The consortium of engineering and construction firms that the province chose as the preferred bidder to design and build eight stations on the $4-billion Surrey SkyTrain extension includes Acciona Infrastructure Canada, the same firm involved in Metro Vancouver’s exploding-budget North Shore wastewater treatment plant.
What went wrong to turn the North Shore project into a $3.86-billion debacle from a $700-million project when Acciona was hired to build it in 2017 is subject to a series of lawsuits.
Article content
Acciona, however, already had a substantial footprint in B.C. as the lead or a participant in consortiums building infrastructure projects ranging from the Royal Jubilee Hospital in Victoria to major civil works of B.C. Hydro’s Site C dam.
It was subsequently awarded work on the province’s Pattullo Bridge replacement and the SkyTrain Broadway extension before being terminated in 2021 from the North Shore wastewater project.
On Friday, South Fraser Station Partners, the consortium that includes Aecon Constructors, Acciona Infrastructure Canada, Pomerleau B.C. and AECOM Canada, was unveiled as the preferred bidder to negotiate a final contract to build stations for the SkyTrain Surrey extension.
The ministry of transportation said the province “follows best practices in procurement, supported by Infrastructure B.C., to ensure stringent competitive selection processes.”
“We undertook a robust due diligence process to select proponents best able to meet requirements of this project,” the ministry’s unattributed statement said.
No one from Acciona was available for an interview Tuesday, but in a statement, a representative said the company “has a proud history of building major infrastructure across Canada and employing thousands of Canadian workers over the past several decades.”
Article content
On the station construction project, one half of the $4-billion SkyTrain extension, Acciona’s representative said, “We look forward to bringing our local and global expertise to deliver this important project for British Columbia.”

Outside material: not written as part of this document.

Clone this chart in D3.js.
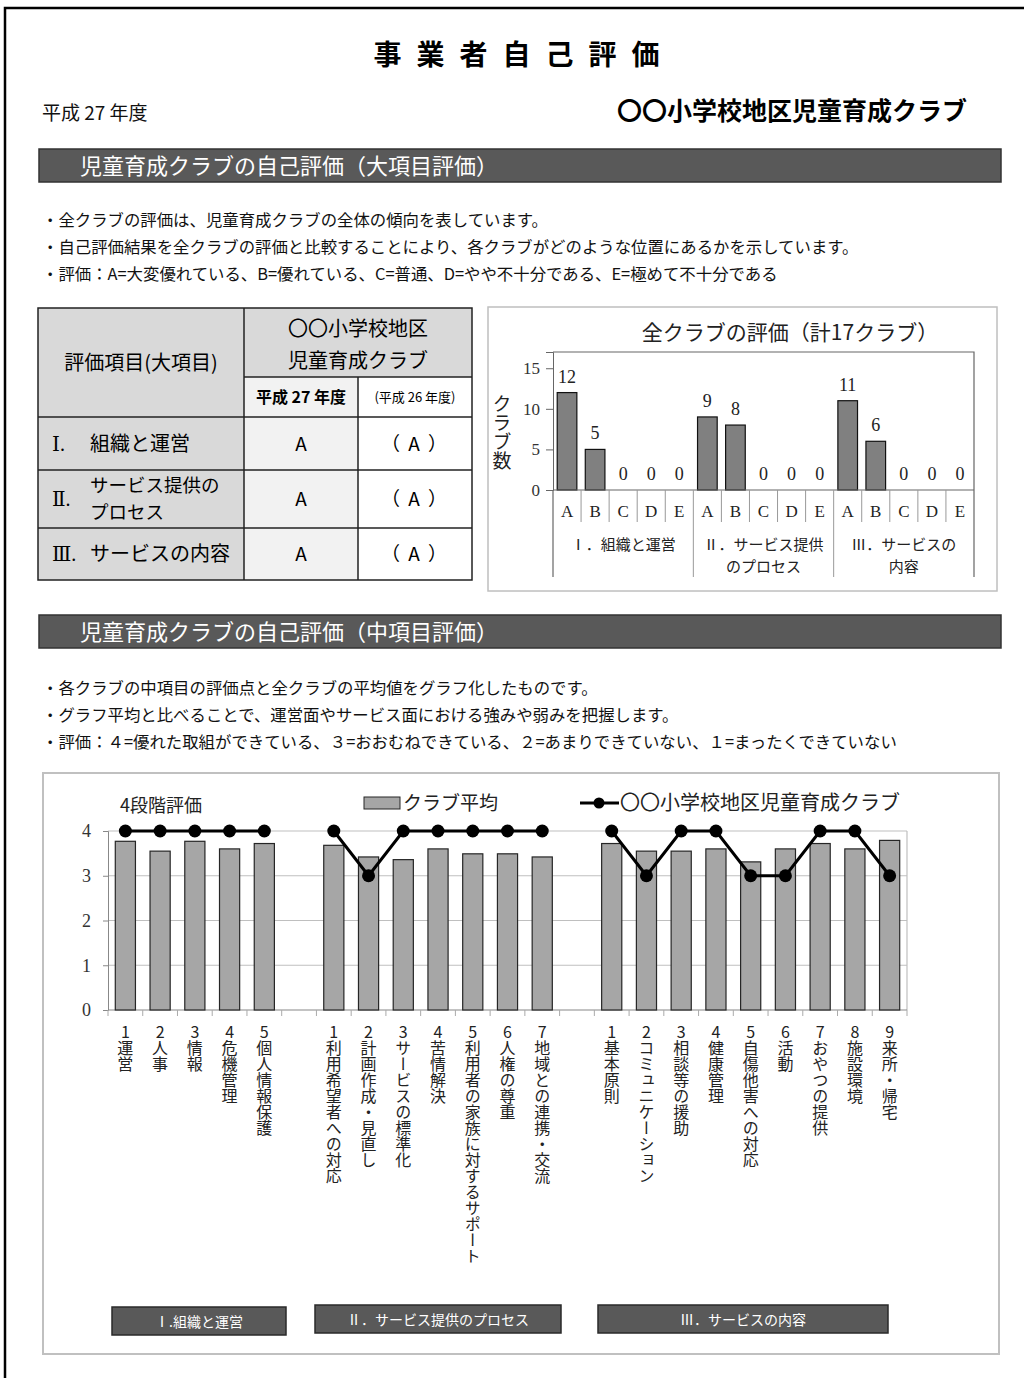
<!DOCTYPE html>
<html><head><meta charset="utf-8">
<script src="https://cdn.jsdelivr.net/npm/d3@7"></script>
<style>
html,body{margin:0;padding:0;background:#fff;}
svg text{font-family:"Noto Sans CJK JP","Noto Sans",sans-serif;}
.serif{font-family:"Liberation Serif","DejaVu Serif",serif !important;}
</style></head>
<body>
<svg id="page" width="1024" height="1378"></svg>
<script>
// ---------- DATA ----------
const pageTitle = "事業者自己評価";
const fiscalYear = "平成 27 年度";
const clubName = "〇〇小学校地区児童育成クラブ";
const section1Title = "児童育成クラブの自己評価（大項目評価）";
const section1Notes = [
  "・全クラブの評価は、児童育成クラブの全体の傾向を表しています。",
  "・自己評価結果を全クラブの評価と比較することにより、各クラブがどのような位置にあるかを示しています。",
  "・評価：A=大変優れている、B=優れている、C=普通、D=やや不十分である、E=極めて不十分である"
];
const section2Title = "児童育成クラブの自己評価（中項目評価）";
const section2Notes = [
  "・各クラブの中項目の評価点と全クラブの平均値をグラフ化したものです。",
  "・グラフ平均と比べることで、運営面やサービス面における強みや弱みを把握します。",
  "・評価：４=優れた取組ができている、３=おおむねできている、２=あまりできていない、１=まったくできていない"
];
// table
const tableRowNums = ["Ⅰ.", "Ⅱ.", "Ⅲ."];
const tableRowNames = [["組織と運営"], ["サービス提供の", "プロセス"], ["サービスの内容"]];
const tableGrade27 = ["A", "A", "A"];
const tableGrade26 = ["（ A ）", "（ A ）", "（ A ）"];
// top chart
const topChartTitle = "全クラブの評価（計17クラブ）";
const grades = ["A", "B", "C", "D", "E"];
const topGroupLabels = [["Ⅰ．組織と運営"], ["Ⅱ．サービス提供", "のプロセス"], ["Ⅲ．サービスの", "内容"]];
const topCountsI = [12, 5, 0, 0, 0];
const topCountsII = [9, 8, 0, 0, 0];
const topCountsIII = [11, 6, 0, 0, 0];
const topTicks = [0, 5, 10, 15];
// bottom chart
const itemsI = ["1運営", "2人事", "3情報", "4危機管理", "5個人情報保護"];
const itemsII = ["1利用希望者への対応", "2計画作成・見直し", "3サービスの標準化", "4苦情解決", "5利用者の家族に対するサポート", "6人権の尊重", "7地域との連携・交流"];
const itemsIII = ["1基本原則", "2コミュニケーション", "3相談等の援助", "4健康管理", "5自傷他害への対応", "6活動", "7おやつの提供", "8施設環境", "9来所・帰宅"];
const avgI = [3.77, 3.55, 3.77, 3.60, 3.72];
const avgII = [3.68, 3.42, 3.36, 3.60, 3.49, 3.49, 3.42];
const avgIII = [3.72, 3.55, 3.55, 3.60, 3.31, 3.60, 3.72, 3.60, 3.79];
const clubI = [4, 4, 4, 4, 4];
const clubII = [4, 3, 4, 4, 4, 4, 4];
const clubIII = [4, 3, 4, 4, 3, 3, 4, 4, 3];
const bottomTicks = [0, 1, 2, 3, 4];
const bottomGroupButtons = ["Ⅰ.組織と運営", "Ⅱ．サービス提供のプロセス", "Ⅲ．サービスの内容"];
const legendScaleLabel = "4段階評価";
const legendAvg = "クラブ平均";

// ---------- DRAW ----------
const svg = d3.select("#page");
const DARK = "#595959";

// page border
svg.append("path").attr("d", "M5,1378 V8 H1024").attr("fill", "none").attr("stroke", "#000").attr("stroke-width", 2.5);

// title
svg.append("text").attr("x", 524).attr("y", 65).attr("text-anchor", "middle")
  .attr("font-size", 28).attr("font-weight", "bold").style("letter-spacing", "15px").text(pageTitle);
svg.append("text").attr("x", 42).attr("y", 120).attr("font-size", 19).attr("fill", "#111").text(fiscalYear);
svg.append("text").attr("x", 967).attr("y", 120).attr("text-anchor", "end").attr("font-size", 25)
  .attr("font-weight", "bold").text(clubName);

function sectionBar(y, title) {
  svg.append("rect").attr("x", 39).attr("y", y).attr("width", 962).attr("height", 33)
    .attr("fill", DARK).attr("stroke", "#333").attr("stroke-width", 1.5);
  svg.append("text").attr("x", 80).attr("y", y + 25).attr("font-size", 22).attr("fill", "#fff").text(title);
}
function notes(y0, arr) {
  svg.selectAll(null).data(arr).enter().append("text")
    .attr("x", 42).attr("y", (d, i) => y0 + i * 27).attr("font-size", 16.4).attr("fill", "#111").text(d => d);
}
sectionBar(149, section1Title);
notes(226, section1Notes);
sectionBar(615, section2Title);
notes(694, section2Notes);

// ---------- TABLE ----------
const tb = svg.append("g");
const cx0 = 38, cx1 = 244, cx2 = 358, cx3 = 472;
const ry = [308, 377, 417, 470, 528, 580];
tb.append("rect").attr("x", cx0).attr("y", ry[0]).attr("width", cx3 - cx0).attr("height", ry[5] - ry[0]).attr("fill", "#fff");
tb.append("rect").attr("x", cx0).attr("y", ry[0]).attr("width", cx1 - cx0).attr("height", ry[5] - ry[0]).attr("fill", "#d9d9d9");
tb.append("rect").attr("x", cx1).attr("y", ry[0]).attr("width", cx3 - cx1).attr("height", ry[1] - ry[0]).attr("fill", "#d9d9d9");
tb.append("rect").attr("x", cx1).attr("y", ry[1]).attr("width", cx2 - cx1).attr("height", ry[5] - ry[1]).attr("fill", "#f2f2f2");
const tl = (x1, y1, x2, y2) => tb.append("line").attr("x1", x1).attr("y1", y1).attr("x2", x2).attr("y2", y2).attr("stroke", "#222").attr("stroke-width", 1.5);
tb.append("rect").attr("x", cx0).attr("y", ry[0]).attr("width", cx3 - cx0).attr("height", ry[5] - ry[0]).attr("fill", "none").attr("stroke", "#222").attr("stroke-width", 1.5);
tl(cx1, ry[0], cx1, ry[5]);
tl(cx2, ry[1], cx2, ry[5]);
tl(cx1, ry[1], cx3, ry[1]);
[ry[2], ry[3], ry[4]].forEach(y => tl(cx0, y, cx3, y));
tb.append("text").attr("x", 141).attr("y", 370).attr("text-anchor", "middle").attr("font-size", 20).text("評価項目(大項目)");
const hdr = tb.append("text").attr("x", 358).attr("y", 336).attr("text-anchor", "middle").attr("font-size", 20);
hdr.append("tspan").attr("x", 358).text("〇〇小学校地区");
hdr.append("tspan").attr("x", 358).attr("dy", 32).text("児童育成クラブ");
tb.append("text").attr("x", 301).attr("y", 403).attr("text-anchor", "middle").attr("font-size", 16).attr("font-weight", "bold").text("平成 27 年度");
tb.append("text").attr("x", 415).attr("y", 402).attr("text-anchor", "middle").attr("font-size", 13).text("(平成 26 年度)");
tableRowNums.forEach((n, i) => {
  const ymid = (ry[i + 2] + ry[i + 3]) / 2;
  tb.append("text").attr("x", 52).attr("y", ymid + 7).attr("font-size", 20).attr("class", "serif").text(n);
  const lines = tableRowNames[i];
  if (lines.length === 1) {
    tb.append("text").attr("x", 90).attr("y", ymid + 7).attr("font-size", 20).text(lines[0]);
  } else {
    lines.forEach((s, j) => {
      tb.append("text").attr("x", 90).attr("y", ymid + 6 + (j - 0.5) * 27).attr("font-size", 18.5).text(s);
    });
  }
  tb.append("text").attr("x", 301).attr("y", ymid + 7).attr("text-anchor", "middle").attr("font-size", 19).text(tableGrade27[i]);
  tb.append("text").attr("x", 415).attr("y", ymid + 7).attr("text-anchor", "middle").attr("font-size", 19).style("letter-spacing", "2px").text(tableGrade26[i]);
});

// ---------- TOP CHART ----------
const tc = svg.append("g");
tc.append("rect").attr("x", 488).attr("y", 307).attr("width", 509).attr("height", 284).attr("fill", "#fff").attr("stroke", "#bfbfbf").attr("stroke-width", 1.5);
tc.append("text").attr("x", 790).attr("y", 340).attr("text-anchor", "middle").attr("font-size", 21).attr("fill", "#222").text(topChartTitle);
const topData = [];
[topCountsI, topCountsII, topCountsIII].forEach((arr, g) => arr.forEach((v, i) => topData.push({ key: g + "-" + grades[i], g, grade: grades[i], v })));
const tx = d3.scaleBand().domain(topData.map(d => d.key)).range([553, 974]).paddingInner(0.3).paddingOuter(0.15);
const ty = d3.scaleLinear().domain([0, 17]).range([490, 352]);
tc.append("path").attr("d", `M553,352 H974 V577`).attr("fill", "none").attr("stroke", "#666").attr("stroke-width", 1.2);
tc.selectAll(null).data(topData).enter().append("rect")
  .attr("x", d => tx(d.key)).attr("width", tx.bandwidth())
  .attr("y", d => ty(d.v)).attr("height", d => ty(0) - ty(d.v))
  .attr("fill", "#808080").attr("stroke", "#111").attr("stroke-width", 1.2);
tc.selectAll(null).data(topData).enter().append("text").attr("class", "serif")
  .attr("x", d => tx(d.key) + tx.bandwidth() / 2).attr("y", d => ty(d.v) - 10)
  .attr("text-anchor", "middle").attr("font-size", 18).attr("fill", "#222").text(d => d.v);
const tAxis = d3.axisLeft(ty).tickValues(topTicks).tickSize(7).tickPadding(6);
const tag = tc.append("g").attr("transform", "translate(553,0)").call(tAxis);
tag.select(".domain").attr("stroke", "#666");
tag.selectAll(".tick line").attr("stroke", "#666");
tag.selectAll("text").attr("class", "serif").attr("font-size", 17).attr("fill", "#333");
tc.append("line").attr("x1", 553).attr("x2", 553).attr("y1", 490).attr("y2", 577).attr("stroke", "#666").attr("stroke-width", 1.2);
tc.append("line").attr("x1", 553).attr("x2", 974).attr("y1", 490).attr("y2", 490).attr("stroke", "#666").attr("stroke-width", 1.2);
const tstep = tx.step();
topData.forEach((d, i) => {
  if (i === 0) return;
  const xb = tx(d.key) - tstep * tx.paddingInner() / 2;
  const long = grades.indexOf(d.grade) === 0;
  tc.append("line").attr("x1", xb).attr("x2", xb).attr("y1", 490).attr("y2", long ? 577 : 522).attr("stroke", "#999").attr("stroke-width", 1);
});
tc.selectAll(null).data(topData).enter().append("text").attr("class", "serif")
  .attr("x", d => tx(d.key) + tx.bandwidth() / 2).attr("y", 517).attr("text-anchor", "middle")
  .attr("font-size", 17).attr("fill", "#222").text(d => d.grade);
topGroupLabels.forEach((lines, g) => {
  const x0 = tx(g + "-A"), x1 = tx(g + "-E") + tx.bandwidth();
  lines.forEach((s, j) => {
    tc.append("text").attr("x", (x0 + x1) / 2).attr("y", 550 + j * 22).attr("text-anchor", "middle").attr("font-size", 15).attr("fill", "#222").text(s);
  });
});
tc.append("text").attr("x", 502).attr("y", 394).attr("font-size", 19).attr("fill", "#222")
  .style("writing-mode", "vertical-rl").text("クラブ数");

// ---------- BOTTOM CHART ----------
const bc = svg.append("g");
bc.append("rect").attr("x", 43).attr("y", 773).attr("width", 956).attr("height", 581).attr("fill", "#fff").attr("stroke", "#c0c0c0").attr("stroke-width", 2);
const bData = [];
[[itemsI, avgI, clubI], [itemsII, avgII, clubII], [itemsIII, avgIII, clubIII]].forEach(([items, avg, club], g) => {
  if (g > 0) bData.push({ key: "gap" + g, gap: true });
  items.forEach((name, i) => bData.push({ key: g + "-" + i, g, name, avg: avg[i], club: club[i] }));
});
const bx = d3.scaleBand().domain(bData.map(d => d.key)).range([108, 907]).paddingInner(0.42).paddingOuter(0.21);
const by = d3.scaleLinear().domain([0, 4]).range([1010, 831]);
bc.selectAll(null).data(bottomTicks.slice(1)).enter().append("line")
  .attr("x1", 108).attr("x2", 907).attr("y1", d => by(d)).attr("y2", d => by(d)).attr("stroke", "#bfbfbf").attr("stroke-width", 1.2);
bc.append("line").attr("x1", 907).attr("x2", 907).attr("y1", 831).attr("y2", 1010).attr("stroke", "#bfbfbf").attr("stroke-width", 1.2);
const bAxis = d3.axisLeft(by).tickValues(bottomTicks).tickFormat(d3.format("d")).tickSize(5).tickPadding(12);
const bag = bc.append("g").attr("transform", "translate(108,0)").call(bAxis);
bag.select(".domain").attr("stroke", "#888");
bag.selectAll(".tick line").attr("stroke", "#888");
bag.selectAll("text").attr("class", "serif").attr("font-size", 18).attr("fill", "#333");
bc.append("line").attr("x1", 108).attr("x2", 907).attr("y1", 1010).attr("y2", 1010).attr("stroke", "#888").attr("stroke-width", 1.2);
const bstep = bx.step();
bData.forEach((d) => {
  const xb = bx(d.key) - bstep * bx.paddingInner() / 2;
  bc.append("line").attr("x1", xb).attr("x2", xb).attr("y1", 1010).attr("y2", 1016).attr("stroke", "#aaa");
});
bc.append("line").attr("x1", 907).attr("x2", 907).attr("y1", 1010).attr("y2", 1016).attr("stroke", "#aaa");
const real = bData.filter(d => !d.gap);
bc.selectAll(null).data(real).enter().append("rect")
  .attr("x", d => bx(d.key)).attr("width", bx.bandwidth())
  .attr("y", d => by(d.avg)).attr("height", d => by(0) - by(d.avg))
  .attr("fill", "#a6a6a6").attr("stroke", "#262626").attr("stroke-width", 1.2);
const line = d3.line().defined(d => !d.gap).x(d => bx(d.key) + bx.bandwidth() / 2).y(d => by(d.club));
bc.append("path").datum(bData).attr("d", line).attr("fill", "none").attr("stroke", "#000").attr("stroke-width", 3);
bc.selectAll(null).data(real).enter().append("circle")
  .attr("cx", d => bx(d.key) + bx.bandwidth() / 2).attr("cy", d => by(d.club)).attr("r", 6.5).attr("fill", "#000");
bc.selectAll(null).data(real).enter().append("text")
  .attr("x", d => bx(d.key) + bx.bandwidth() / 2).attr("y", 1024)
  .attr("font-size", 16).attr("fill", "#222")
  .style("writing-mode", "vertical-rl").style("text-orientation", "upright")
  .text(d => d.name);
// legend
bc.append("text").attr("x", 120).attr("y", 812).attr("font-size", 18).attr("fill", "#222").text(legendScaleLabel);
bc.append("rect").attr("x", 364).attr("y", 797).attr("width", 36).attr("height", 12).attr("fill", "#a6a6a6").attr("stroke", "#262626");
bc.append("text").attr("x", 403).attr("y", 810).attr("font-size", 19).attr("fill", "#222").text(legendAvg);
bc.append("line").attr("x1", 580).attr("x2", 619).attr("y1", 803).attr("y2", 803).attr("stroke", "#000").attr("stroke-width", 3);
bc.append("circle").attr("cx", 599).attr("cy", 803).attr("r", 5.5).attr("fill", "#000");
bc.append("text").attr("x", 620).attr("y", 810).attr("font-size", 20).attr("fill", "#222").text(clubName);
// group buttons
const btns = [[112, 1307, 174], [315, 1305, 246], [598, 1305, 290]];
bottomGroupButtons.forEach((t, i) => {
  const [x, y, w] = btns[i];
  bc.append("rect").attr("x", x).attr("y", y).attr("width", w).attr("height", 28).attr("fill", DARK).attr("stroke", "#2a2a2a").attr("stroke-width", 1.5);
  bc.append("text").attr("x", x + w / 2).attr("y", y + 20).attr("text-anchor", "middle").attr("font-size", 14).attr("fill", "#fff").text(t);
});
</script>
</body></html>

Other projects that involve Acciona:
Acciona, as part of a consortium with a Canadian subsidiary of the Italian infrastructure firm Ghella, was awarded a $1.73-billion contract to design, build and partly finance the 5.7-kilometre Broadway subway extension of SkyTrain’s Millennium line in September of 2020. A five-week strike by concrete workers in the summer of 2022 delayed the start of tunnel boring on the project and pushed the project’s completion date from 2025 into early 2026.
Acciona, as the lead proponent in Fraser Crossing Partners along with Aecon Constructors, was awarded a $968-million contract to complete the main work in building a new four-lane crossing of the Fraser River between New Westminster and Surrey to replace the 90-year-old Pattullo Bridge.
An Acciona subsidiary was included in a consortium along with Samsung C&T Canada that B.C. Hydro, in 2015, awarded a $1.75-billion contract for main civil works on the dam project. What was an $8.3-billion project when launched, however, saw costs nearly double to $16 billion.
Acciona was part of the team awarded a contract in 2008 to build the new $283-million, 500-bed Royal Jubilee Hospital in Victoria, which opened in 2010.